14 maio 2010

You cannot square the circle


A remarkable thing about maps is people's resistance to the most basic fact of mapmaking - they can never be completely objective, accurate images of our world.
Talk to any mapmaker and they will tell you that the mathematics of mapping the globe onto a flat piece of paper mean that some form of distortion, manipulation and selection will always occur because, to put it simply, you cannot square the circle.
But for most people who use maps in their everyday lives - on sat navs, phones, online map applications, even the good old-fashioned Ordnance Survey - the idea that maps are partial, selective images of the world is extremely unsettling. 
Almost unconsciously we expect maps to help us move around the world, whether getting to Tokyo or just finding the way to the nearest Italian restaurant. They give us a feeling of security that the big, wide world is somehow manageable and navigable.
But throughout history, maps have usually been more interested in providing people with that basic sense of security, before trying to get them from A to B. Each society tends to get the world map they deserve, one which manages to summarise and define a particular society's hopes and fears, prejudices and beliefs.
Throughout time, different cultures produced radically different images of the world. None of them could be labelled "right" or "wrong", they all simply reflected a culture's preoccupations.
A map of China called the Yujitu was made in 1136. It was carved on stone and stood in a Chinese schoolyard to instruct bureaucrats to learn about Chinese geography and history. To our modern eyes it looks remarkably modern and accurate - the outline of China is quite clear, and there seems to be a grid showing latitude, longitude and scale.
But you quickly discovered the map made some basic errors. The course of the Yellow River was wrong, and another river, the Heishui, apparently didn't even exist. But the river did exist in a book called the Yugong, the story of a mythical Chinese ruler called Yu, who saved China from Noah-like floods in the 21st Century BC. The map's title, Yujitu, translates as "Map of the tracks of Yu".
In other words, it is a map designed to follow the mythical text, even when it knew the Yugong was inaccurate. Geographical realism gave way to a mythical story of the foundation of China, which was more important to the scholars and teachers who used the map than the exact location of a particular river's course - especially as most people who saw the map would never travel far enough to see the river. 
South at top
West of China at about the same time, Christian and Muslim scholars were creating very different maps of the whole world. They also conformed to their particular theological beliefs, rather than the pursuit of cartographic accuracy.
Just as the Yujitu was being made, the Muslim mapmaker Muhammad al-Idrisi was working on his own world map in Sicily. The result showed the earth with south at the top, because for Idrisi, Mecca and the Arabian Peninsula was now the symbolic centre of the world. Around his map's edges is a Koranic inscription that suggests this is a world made in Allah's image.
Just over a century later, Christian world maps like the Hereford mappamundi rotated the world 90 degrees, to put east at the top. On the Hereford map, the sacred city of Jerusalem lies at the heart of the map, with the Garden of Eden in Asia sitting at the top of the map, with Christ looking down from the map's frame.

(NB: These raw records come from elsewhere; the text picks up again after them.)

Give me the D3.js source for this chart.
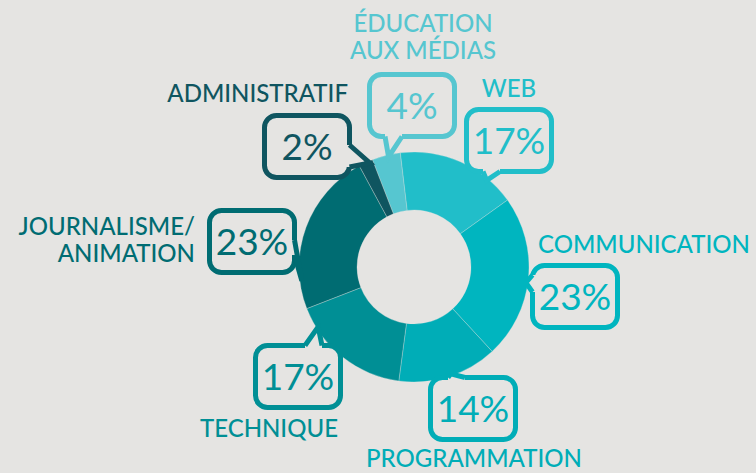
<!DOCTYPE html>
<html>
<head>
<meta charset="utf-8">
<script src="https://cdn.jsdelivr.net/npm/d3@7"></script>
<style>
html, body { margin: 0; padding: 0; background: #e5e4e2; }
svg { display: block; font-family: Lato, "Noto Sans", sans-serif; }
</style>
</head>
<body>
<svg id="chart" width="756" height="473"></svg>
<script>
// --- data
const categories = ["Éducation aux médias", "Web", "Communication", "Programmation", "Technique", "Journalisme/animation", "Administratif"];
const shares = [4, 17, 23, 14, 17, 23, 2];
const labelLines = [["ÉDUCATION", "AUX MÉDIAS"], ["WEB"], ["COMMUNICATION"], ["PROGRAMMATION"], ["TECHNIQUE"], ["JOURNALISME/", "ANIMATION"], ["ADMINISTRATIF"]];
const colors = ["#56c6d0", "#21bec9", "#00b5bf", "#00adb7", "#008f95", "#006c72", "#0f5560"];

// --- layout of the speech bubbles (outer top-left of box, tail side, tail base offsets, tip angle in deg)
const callouts = [
  { box: [367, 72],  side: "bottom", tail: [18, 35], tip: -13, label: [423, 32],  anchor: "middle" },
  { box: [464, 107], side: "bottom", tail: [19, 36], tip: 40,  label: [509, 97],  anchor: "middle" },
  { box: [530, 263], side: "left",   tail: [12, 29], tip: 98,  label: [538, 253], anchor: "start" },
  { box: [428, 375], side: "top",    tail: [20, 37], tip: 161, label: [474, 467], anchor: "middle" },
  { box: [253, 343], side: "top",    tail: [52, 69], tip: 238, label: [338, 437], anchor: "end" },
  { box: [207, 208], side: "right",  tail: [32, 47], tip: 263, label: [195, 235], anchor: "end" },
  { box: [262, 113], side: "right",  tail: [32, 54], tip: -23, label: [348, 102], anchor: "end" }
];

const bg = "#e5e4e2";
const cx = 414, cy = 267, outerR = 115, innerR = 57;
const boxW = 90, boxH = 67, sw = 5;

const svg = d3.select("#chart");
svg.append("rect").attr("width", 756).attr("height", 473).attr("fill", bg);

const data = categories.map((c, i) => ({ name: c, value: shares[i], i: i }));

const pie = d3.pie()
  .sort(null)
  .value(d => d.value)
  .startAngle(-21.2 * Math.PI / 180)
  .endAngle((360 - 21.2) * Math.PI / 180);

const arc = d3.arc().innerRadius(innerR).outerRadius(outerR);

const g = svg.append("g").attr("transform", "translate(" + cx + "," + cy + ")");

g.selectAll("path.slice")
  .data(pie(data))
  .enter()
  .append("path")
    .attr("class", "slice")
    .attr("d", arc)
    .attr("fill", d => colors[d.data.i])
    .attr("stroke", bg)
    .attr("stroke-opacity", 0.5)
    .attr("stroke-width", 0.6);

// point on the donut edge for a tail tip
function tipPoint(deg) {
  const a = deg * Math.PI / 180, r = outerR - 2;
  return [cx + Math.sin(a) * r, cy - Math.cos(a) * r];
}

const bubbles = svg.append("g");

callouts.forEach(function (c, i) {
  const col = colors[i];
  const x0 = c.box[0] + sw / 2, y0 = c.box[1] + sw / 2;
  const w = boxW - sw, h = boxH - sw;

  bubbles.append("rect")
    .attr("x", x0).attr("y", y0)
    .attr("width", w).attr("height", h)
    .attr("rx", 12).attr("ry", 12)
    .attr("fill", "none")
    .attr("stroke", col)
    .attr("stroke-width", sw);

  // tail base points on the box edge and inward offset
  let b1, b2, n;
  if (c.side === "bottom") { b1 = [c.box[0] + c.tail[0], y0 + h]; b2 = [c.box[0] + c.tail[1], y0 + h]; n = [0, -4]; }
  if (c.side === "top")    { b1 = [c.box[0] + c.tail[0], y0];     b2 = [c.box[0] + c.tail[1], y0];     n = [0, 4]; }
  if (c.side === "left")   { b1 = [x0, c.box[1] + c.tail[0]];     b2 = [x0, c.box[1] + c.tail[1]];     n = [4, 0]; }
  if (c.side === "right")  { b1 = [x0 + w, c.box[1] + c.tail[0]]; b2 = [x0 + w, c.box[1] + c.tail[1]]; n = [-4, 0]; }
  const t = tipPoint(c.tip);

  bubbles.append("path")
    .attr("d", d3.line()([[b1[0] + n[0], b1[1] + n[1]], b1, t, b2, [b2[0] + n[0], b2[1] + n[1]]]) + "Z")
    .attr("fill", bg);

  bubbles.append("path")
    .attr("d", d3.line()([b1, t, b2]))
    .attr("fill", "none")
    .attr("stroke", col)
    .attr("stroke-width", sw)
    .attr("stroke-linejoin", "miter")
    .attr("stroke-miterlimit", 3);

  // percentage
  bubbles.append("text")
    .attr("x", c.box[0] + boxW / 2)
    .attr("y", c.box[1] + boxH / 2 + 13.5)
    .attr("text-anchor", "middle")
    .attr("fill", col)
    .style("font-size", "37px")
    .text(shares[i] + "%");

  // category label
  const lab = bubbles.append("text")
    .attr("x", c.label[0])
    .attr("y", c.label[1])
    .attr("text-anchor", c.anchor)
    .attr("fill", col)
    .style("font-size", "24px")
    .style("font-weight", 500);
  labelLines[i].forEach(function (line, k) {
    lab.append("tspan")
      .attr("x", c.label[0])
      .attr("dy", k === 0 ? 0 : 26.5)
      .text(line);
  });
});
</script>
</body>
</html>
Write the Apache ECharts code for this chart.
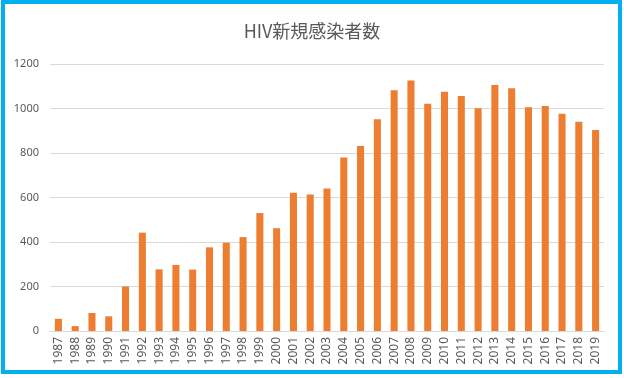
<!DOCTYPE html>
<html>
<head>
<meta charset="utf-8">
<script src="https://cdn.jsdelivr.net/npm/echarts@6/dist/echarts.min.js"></script>
<style>
html,body{margin:0;padding:0;background:#fff;}
#chart{width:624px;height:378px;}
</style>
</head>
<body>
<div id="chart"></div>
<script>
const titleText = 'HIV新規感染者数';
const years = ['1987','1988','1989','1990','1991','1992','1993','1994','1995','1996','1997','1998','1999','2000','2001','2002','2003','2004','2005','2006','2007','2008','2009','2010','2011','2012','2013','2014','2015','2016','2017','2018','2019'];
const infections = [55,22,81,66,200,442,277,297,276,376,397,422,530,462,621,614,640,780,832,952,1082,1126,1021,1075,1056,1001,1106,1091,1006,1011,976,940,903];
const yTicks = {min:0, max:1200, interval:200};

const chart = echarts.init(document.getElementById('chart'), null, {renderer:'canvas'});
chart.setOption({
  animation:false,
  backgroundColor:'#fff',
  title:{
    text:titleText, left:'center', top:17,
    textStyle:{fontFamily:'"Noto Sans CJK JP", sans-serif', fontSize:18, fontWeight:'normal', color:'#595959'}
  },
  graphic:[{
    type:'rect', silent:true,
    shape:{x:3, y:2, width:617, height:370},
    style:{fill:'none', stroke:'#00B0F0', lineWidth:4}
  }],
  grid:{left:50, right:20, top:64, bottom:47, containLabel:false},
  xAxis:{
    type:'category', data:years,
    axisLine:{lineStyle:{color:'#d9d9d9'}},
    axisTick:{show:false},
    axisLabel:{rotate:90, interval:0, color:'#595959', fontSize:12, fontFamily:'"Noto Sans", sans-serif', margin:6}
  },
  yAxis:{
    type:'value', min:yTicks.min, max:yTicks.max, interval:yTicks.interval,
    axisLine:{show:false}, axisTick:{show:false},
    splitLine:{lineStyle:{color:'#d9d9d9'}},
    axisLabel:{color:'#595959', fontSize:11, fontFamily:'"Noto Sans", sans-serif', margin:11, formatter:function(v){return String(v);}}
  },
  series:[{
    type:'bar', data:infections, barWidth:'42%',
    itemStyle:{color:'#ED7D31'}
  }]
});
</script>
</body>
</html>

Both these maps were telling believers to think of the life beyond the earthly one. The results were very different, but they made sense according to the specific theology of the two religions.
In the West, maps continued to reflect particular cultural preoccupations, even when they ostensibly claimed to be about scientific accuracy and navigating from A to B. The infamous Mercator Projection of 1569 distorts the world at the north and south poles, to ensure navigational accuracy when sailing east to west.
This was the most important issue for merchants and statesmen following the establishment of the sea routes to India and the new world of America in the late 15th Century.
Even today, Google Earth manipulates the first image of the earth that you see when you log on. But is it any surprise? How can you show a three-dimensional globe on a two-dimensional computer screen without choosing a projection that mimics how we imagine we see the earth from space?
All of this might sound unsettling, but we should see this as an opportunity - not an anxiety. As online mapping increasingly pervades our everyday lives, we need to be a bit sceptical about how maps are being used to shape our behaviour.
In the past they wanted us to accept a particular religion, or embrace a specific political ideology. Today they are more likely to be encouraging us to buy things as we zoom virtually around the globe.
But that doesn't mean they're any less powerful, or selective, than they've ever been.